Los ambientes familiares, entre nostalgia y necesidad, se dedicaron a inventar y crear experiencias nuevas, ejercicios revitalizantes de la fe; algunas veces aplicando los criterios iluminadores de los buenos pastores y otras, fruto de su sabiduría, de un don gracioso que Dios otorga a quienes están dispuestos a apostarle todo.
Oraciones y devociones, decoraciones alusivas, palmas, flores, altares grandes y pequeños, nada extravagante, todo sobrio y modesto, y entonces, silencioso, ahí brillaba el Misterio del Dios que se esconde tras un rostro humano, el Misterio de Dios que se anonada y se deja iluminar también por los brillos de la mente creativa y sorpresiva de sus hijos, “de tal palo tal astilla”. Todos, valientemente me recordaron a Josué, el de la Biblia, que motivando a otros a ser fieles íntegramente a su fe, afirmaba y declaraba: Mi familia y yo serviremos al Señor (Josué 24, 15).
La Semana Santa del 2020 no fue así.

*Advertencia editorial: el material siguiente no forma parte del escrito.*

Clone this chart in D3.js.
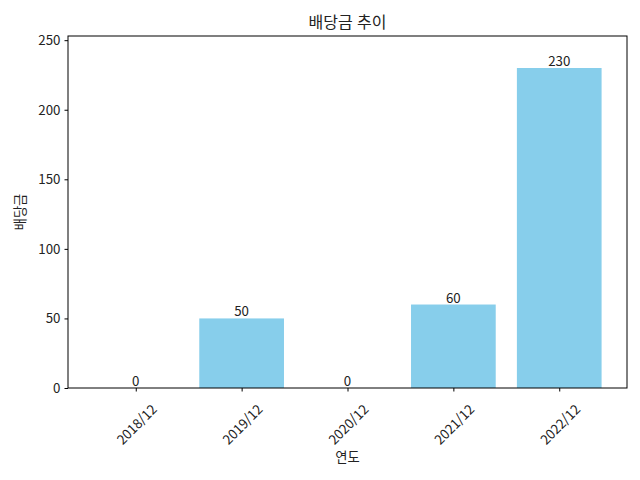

Asustados, temerosos, llorosos, como niños perdidos o abandonados, con dolor en el pecho por el miedo que nos provocó la primera ola de una enfermedad que es más que eso, porque sí, enferma el cuerpo y los pulmones, y lo debilita, y hasta llega a matar a nuestros seres queridos, pero, peor aún, enferma el alma, nos encierra, nos limita, nos acorrala y nos corta las alas que sirven para soñar, la serenidad que sirve para orar y los brazos que sirven para abrazar. Aquellos hombres y mujeres que no sabíamos cómo actuar en la Semana Santa pasada “morimos” antes de que comenzara la Semana Santa de este año.
Este año, solo había un camino, “reinventarse” le llamó un joven político y empresario, “actualizarse” me dijo un profesor pegado a una plataforma virtual. Ahora comprendo que el verbo es “resucitar”.
Se lo decía a la gente, para creérmelo yo: la Pascua la vivimos litúrgicamente una vez al año, pero existencialmente en cada instante, cada vez que asumo mi vida cristiana o cambio de rumbo para serlo de mejor manera, o cuando salgo de mi cápsula feliz para compartir con mi hermano necesitado, o cuando me hastío de ser esclavizado por el pecado y rompo las cadenas por medio de la reconciliación sacramental.
Dice una oración que hago mía: en tu espíritu que nos alegra...en la sonrisa agradecida...en cada abrazo verdadero...en la lágrima de quien se compadece del prójimo...en la curiosidad que nos mueve...en la buena gente...en cada acto de perdón...en cada gesto de justicia...en este rato de oración, estás vivo, Jesús.
Esta Semana Santa fue diferente porque de principio a fin me movió los hilos sonoros de mi interior. Su melodía me sorprendió desde el comienzo, cuando vi que la Iglesia rompía récord de asistencia en las celebraciones presenciales y virtuales, todos ordenados, ejemplarmente disciplinados como en ninguna otra institución, y hasta puntuales. Fue diferente por los signos visibles de profunda espiritualidad, por la gratitud manifiesta, por la devoción y fervor mostrado en la intimidad del hogar, de la Iglesia. Pero también, hilando fino, fue diferente por esas “historias mínimas” de trasfondo.
Al final del Domingo de Pascua, un niño me dio un testimonio digno de compartir. Sentado en primera fila, acompañado por su familia; de actitud entusiasta al comenzar la misa de Pascua, cantando y respondiendo como pocos adultos; adormilado a medio camino, incómodo ante la largueza del rito; y despabilado y encantador al final. Al salir de misa, habiendo recibido un pequeño detalle propio de la fiesta, me compartió, desde su intimidad, una promesa. Estaba ahí por su hermano imposibilitado temporalmente para caminar.
Le había prometido a Dios no dormirse en misa con tal que su hermano sanara pronto. Entonces luchó. Hizo de su promesa un compromiso, y del compromiso una misión cumplida. Él regresó a casa con una batalla ganada y una promesa divina en el corazón y yo, dispuesto a afirmar que esta Semana Santa fue diferente y feliz de ser testigo del Resucitado.